A message to students everywhere:
You don’t have to be a professional. That’s not why I’m teaching you! I don’t secretly hope that all my students become musicians any more than my math teacher colleagues are hoping that all of the students become engineers or my Spanish teachers hope you become translators.
Like them, I hope that you use the things I teach you to have a better life.
Moreover, there is a pervasive sense that it’s a binary choice: either I become a professional or I never do it again. That’s not true for learning Spanish – there are 1,000 ways to use it – and it’s not true for learning math – having solid mathematical reasoning helps you in so many ways, even if you’re a musician or a translator or an electrician or a philosopher. And it’s definitely not true of music-making, which can happen in countless ways, at any age.

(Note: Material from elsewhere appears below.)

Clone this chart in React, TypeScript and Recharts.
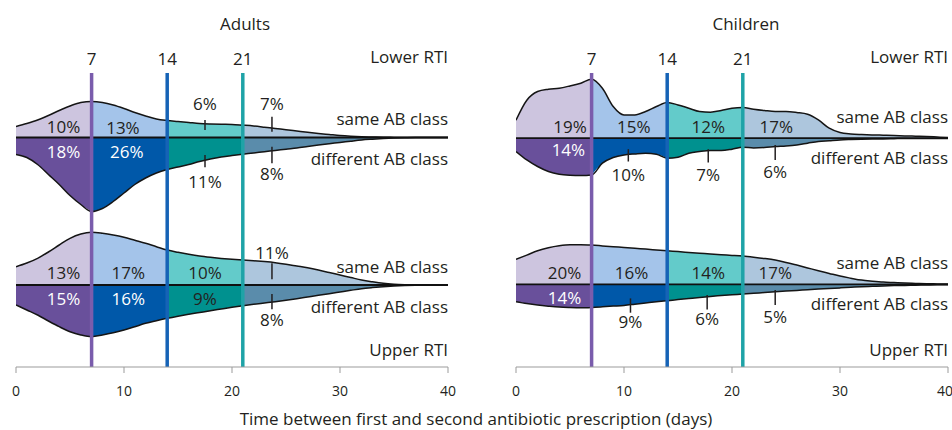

I want my students to have a life that include music. That’s it. I feel like music is an essential part of our human existence, and that we all should have some in our lives. The one massive downside of recorded music is that we have collectively decided that a person is either a professional creator of music or is a passive consumer of music; in the past, there was a wide gradient in between.
Don’t major in music if you don’t want that life; but don’t stop making music. Sing in a choir, play in a band, join a cover band that gigs a couple times a month, learn to play an instrument a little bit, sing around the campfire, or do whatever other music-making makes you happy.
Just don’t think you can’t make music if you’re not a professional.